- **Set exercise**
Repeat every line exactly, keeping the pictures out of the copy.

- **Given material**

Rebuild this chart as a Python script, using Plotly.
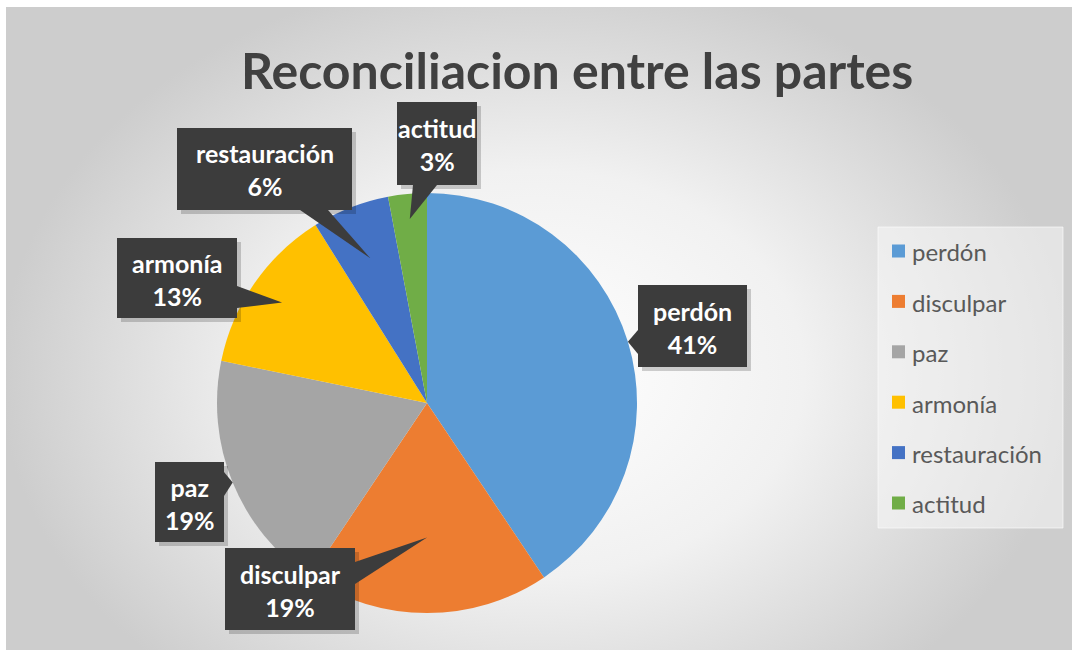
import math
import plotly.graph_objects as go

# ---- data ----
labels = ["perdón", "disculpar", "paz", "armonía", "restauración", "actitud"]
values = [41, 19, 19, 13, 6, 3]
colors = ["#5B9BD5", "#ED7D31", "#A5A5A5", "#FFC000", "#4472C4", "#70AD47"]
title_text = "Reconciliacion entre las partes"

# ---- layout constants (pixels) ----
W, H = 1072, 650
CX, CY, R = 427, 403, 210
FONT = "Lato, Open Sans, sans-serif"

def fx(px):
    return px / W

def fy(py):
    return 1 - py / H

# callout boxes: (x0, y0, x1, y1), wedge base points, tip radius fraction
callouts = {
    "perdón":       ((638, 285, 747, 367), ((638, 330), (638, 354)), 1.0),
    "disculpar":    ((225, 548, 355, 630), ((355, 562), (355, 584)), 0.64),
    "paz":          ((155, 462, 224, 542), ((224, 472), (224, 496)), 1.0),
    "armonía":      ((117, 238, 237, 318), ((237, 286), (237, 308)), 0.84),
    "restauración": ((177, 128, 352, 210), ((300, 210), (328, 210)), 0.74),
    "actitud":      ((397, 102, 477, 185), ((413, 185), (437, 185)), 0.88),
}

total = sum(values)
fig = go.Figure()

# background gradient panel
fig.add_trace(go.Scatter(
    x=[0, 1, 1, 0, 0], y=[-0.2, -0.2, 1.05, 1.05, -0.2],
    mode="lines", line=dict(width=0), fill="toself",
    fillgradient=dict(type="radial",
                      colorscale=[[0, "#FFFFFF"], [0.5, "#F1F1F1"], [1, "#CDCDCD"]]),
    hoverinfo="skip", showlegend=False,
))

fig.add_trace(go.Pie(
    labels=labels, values=values, sort=False, direction="clockwise", rotation=0,
    marker=dict(colors=colors, line=dict(width=0)),
    textinfo="none", showlegend=False, hoverinfo="label+percent",
    domain=dict(x=[fx(CX - R), fx(CX + R)], y=[fy(CY + R), fy(CY - R)]),
))

shapes = []
annotations = []

# white frame strips (top / left)
shapes.append(dict(type="rect", xref="paper", yref="paper", x0=0, x1=1, y0=fy(7), y1=1,
                   fillcolor="#FFFFFF", line=dict(width=0), layer="above"))
shapes.append(dict(type="rect", xref="paper", yref="paper", x0=0, x1=fx(6), y0=0, y1=1,
                   fillcolor="#FFFFFF", line=dict(width=0), layer="above"))

cum = 0
for lab, val in zip(labels, values):
    mid = (cum + val / 2) / total * 2 * math.pi
    cum += val
    (x0, y0, x1, y1), (b1, b2), rf = callouts[lab]
    tx = CX + R * rf * math.sin(mid)
    ty = CY - R * rf * math.cos(mid)
    # shadow
    shapes.append(dict(type="rect", xref="paper", yref="paper",
                       x0=fx(x0 + 4), x1=fx(x1 + 4), y0=fy(y0 + 4), y1=fy(y1 + 4),
                       fillcolor="rgba(0,0,0,0.18)", line=dict(width=0), layer="above"))
    # wedge
    path = "M {} {} L {} {} L {} {} Z".format(fx(b1[0]), fy(b1[1]), fx(tx), fy(ty), fx(b2[0]), fy(b2[1]))
    shapes.append(dict(type="path", xref="paper", yref="paper", path=path,
                       fillcolor="#3C3C3C", line=dict(width=0), layer="above"))
    # box
    shapes.append(dict(type="rect", xref="paper", yref="paper",
                       x0=fx(x0), x1=fx(x1), y0=fy(y0), y1=fy(y1),
                       fillcolor="#3C3C3C", line=dict(width=0), layer="above"))
    pct = round(val / total * 100)
    annotations.append(dict(
        xref="paper", yref="paper", x=fx((x0 + x1) / 2), y=fy((y0 + y1) / 2 + 1),
        text="<b>{}</b><br><b>{}%</b>".format(lab, pct), showarrow=False,
        font=dict(family=FONT, size=25, color="#FFFFFF"), align="center",
        xanchor="center", yanchor="middle"))

# manual legend
LX0, LY0, LX1, LY1 = 878, 227, 1063, 528
shapes.append(dict(type="rect", xref="paper", yref="paper",
                   x0=fx(LX0), x1=fx(LX1), y0=fy(LY1), y1=fy(LY0),
                   fillcolor="rgba(248,248,248,0.55)",
                   line=dict(width=1, color="rgba(255,255,255,0.6)"), layer="above"))
for i, (lab, col) in enumerate(zip(labels, colors)):
    yc = 251 + i * 50.4
    shapes.append(dict(type="rect", xref="paper", yref="paper",
                       x0=fx(892), x1=fx(905), y0=fy(yc + 6.5), y1=fy(yc - 6.5),
                       fillcolor=col, line=dict(width=0), layer="above"))
    annotations.append(dict(
        xref="paper", yref="paper", x=fx(910), y=fy(yc + 1), text=lab, showarrow=False,
        xanchor="left", yanchor="middle",
        font=dict(family=FONT, size=24, color="#595959")))

# title
annotations.append(dict(
    xref="paper", yref="paper", x=fx(577), y=fy(70), text="<b>" + title_text + "</b>",
    showarrow=False, xanchor="center", yanchor="middle",
    font=dict(family=FONT, size=50, color="#404040")))

fig.update_layout(
    width=W, height=H, margin=dict(l=0, r=0, t=0, b=0),
    paper_bgcolor="#C9C9C9", plot_bgcolor="rgba(0,0,0,0)",
    xaxis=dict(domain=[0, 1], range=[0, 1], visible=False, fixedrange=True),
    yaxis=dict(domain=[0, 1], range=[0, 1], visible=False, fixedrange=True),
    shapes=shapes, annotations=annotations, showlegend=False,
)

fig.write_html(
    "out.html", config={"displayModeBar": False},
    post_script=("document.body.style.margin='0';document.body.style.overflow='hidden';"
                 "document.documentElement.style.background='#C9C9C9';"
                 "document.body.style.background='#C9C9C9';"))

- **Task solution**
Rebuild this chart as a Python script, using Plotly.
import math
import plotly.graph_objects as go

# ---- data ----
labels = ["perdón", "disculpar", "paz", "armonía", "restauración", "actitud"]
values = [41, 19, 19, 13, 6, 3]
colors = ["#5B9BD5", "#ED7D31", "#A5A5A5", "#FFC000", "#4472C4", "#70AD47"]
title_text = "Reconciliacion entre las partes"

# ---- layout constants (pixels) ----
W, H = 1072, 650
CX, CY, R = 427, 403, 210
FONT = "Lato, Open Sans, sans-serif"

def fx(px):
    return px / W

def fy(py):
    return 1 - py / H

# callout boxes: (x0, y0, x1, y1), wedge base points, tip radius fraction
callouts = {
    "perdón":       ((638, 285, 747, 367), ((638, 330), (638, 354)), 1.0),
    "disculpar":    ((225, 548, 355, 630), ((355, 562), (355, 584)), 0.64),
    "paz":          ((155, 462, 224, 542), ((224, 472), (224, 496)), 1.0),
    "armonía":      ((117, 238, 237, 318), ((237, 286), (237, 308)), 0.84),
    "restauración": ((177, 128, 352, 210), ((300, 210), (328, 210)), 0.74),
    "actitud":      ((397, 102, 477, 185), ((413, 185), (437, 185)), 0.88),
}

total = sum(values)
fig = go.Figure()

# background gradient panel
fig.add_trace(go.Scatter(
    x=[0, 1, 1, 0, 0], y=[-0.2, -0.2, 1.05, 1.05, -0.2],
    mode="lines", line=dict(width=0), fill="toself",
    fillgradient=dict(type="radial",
                      colorscale=[[0, "#FFFFFF"], [0.5, "#F1F1F1"], [1, "#CDCDCD"]]),
    hoverinfo="skip", showlegend=False,
))

fig.add_trace(go.Pie(
    labels=labels, values=values, sort=False, direction="clockwise", rotation=0,
    marker=dict(colors=colors, line=dict(width=0)),
    textinfo="none", showlegend=False, hoverinfo="label+percent",
    domain=dict(x=[fx(CX - R), fx(CX + R)], y=[fy(CY + R), fy(CY - R)]),
))

shapes = []
annotations = []

# white frame strips (top / left)
shapes.append(dict(type="rect", xref="paper", yref="paper", x0=0, x1=1, y0=fy(7), y1=1,
                   fillcolor="#FFFFFF", line=dict(width=0), layer="above"))
shapes.append(dict(type="rect", xref="paper", yref="paper", x0=0, x1=fx(6), y0=0, y1=1,
                   fillcolor="#FFFFFF", line=dict(width=0), layer="above"))

cum = 0
for lab, val in zip(labels, values):
    mid = (cum + val / 2) / total * 2 * math.pi
    cum += val
    (x0, y0, x1, y1), (b1, b2), rf = callouts[lab]
    tx = CX + R * rf * math.sin(mid)
    ty = CY - R * rf * math.cos(mid)
    # shadow
    shapes.append(dict(type="rect", xref="paper", yref="paper",
                       x0=fx(x0 + 4), x1=fx(x1 + 4), y0=fy(y0 + 4), y1=fy(y1 + 4),
                       fillcolor="rgba(0,0,0,0.18)", line=dict(width=0), layer="above"))
    # wedge
    path = "M {} {} L {} {} L {} {} Z".format(fx(b1[0]), fy(b1[1]), fx(tx), fy(ty), fx(b2[0]), fy(b2[1]))
    shapes.append(dict(type="path", xref="paper", yref="paper", path=path,
                       fillcolor="#3C3C3C", line=dict(width=0), layer="above"))
    # box
    shapes.append(dict(type="rect", xref="paper", yref="paper",
                       x0=fx(x0), x1=fx(x1), y0=fy(y0), y1=fy(y1),
                       fillcolor="#3C3C3C", line=dict(width=0), layer="above"))
    pct = round(val / total * 100)
    annotations.append(dict(
        xref="paper", yref="paper", x=fx((x0 + x1) / 2), y=fy((y0 + y1) / 2 + 1),
        text="<b>{}</b><br><b>{}%</b>".format(lab, pct), showarrow=False,
        font=dict(family=FONT, size=25, color="#FFFFFF"), align="center",
        xanchor="center", yanchor="middle"))

# manual legend
LX0, LY0, LX1, LY1 = 878, 227, 1063, 528
shapes.append(dict(type="rect", xref="paper", yref="paper",
                   x0=fx(LX0), x1=fx(LX1), y0=fy(LY1), y1=fy(LY0),
                   fillcolor="rgba(248,248,248,0.55)",
                   line=dict(width=1, color="rgba(255,255,255,0.6)"), layer="above"))
for i, (lab, col) in enumerate(zip(labels, colors)):
    yc = 251 + i * 50.4
    shapes.append(dict(type="rect", xref="paper", yref="paper",
                       x0=fx(892), x1=fx(905), y0=fy(yc + 6.5), y1=fy(yc - 6.5),
                       fillcolor=col, line=dict(width=0), layer="above"))
    annotations.append(dict(
        xref="paper", yref="paper", x=fx(910), y=fy(yc + 1), text=lab, showarrow=False,
        xanchor="left", yanchor="middle",
        font=dict(family=FONT, size=24, color="#595959")))

# title
annotations.append(dict(
    xref="paper", yref="paper", x=fx(577), y=fy(70), text="<b>" + title_text + "</b>",
    showarrow=False, xanchor="center", yanchor="middle",
    font=dict(family=FONT, size=50, color="#404040")))

fig.update_layout(
    width=W, height=H, margin=dict(l=0, r=0, t=0, b=0),
    paper_bgcolor="#C9C9C9", plot_bgcolor="rgba(0,0,0,0)",
    xaxis=dict(domain=[0, 1], range=[0, 1], visible=False, fixedrange=True),
    yaxis=dict(domain=[0, 1], range=[0, 1], visible=False, fixedrange=True),
    shapes=shapes, annotations=annotations, showlegend=False,
)

fig.write_html(
    "out.html", config={"displayModeBar": False},
    post_script=("document.body.style.margin='0';document.body.style.overflow='hidden';"
                 "document.documentElement.style.background='#C9C9C9';"
                 "document.body.style.background='#C9C9C9';"))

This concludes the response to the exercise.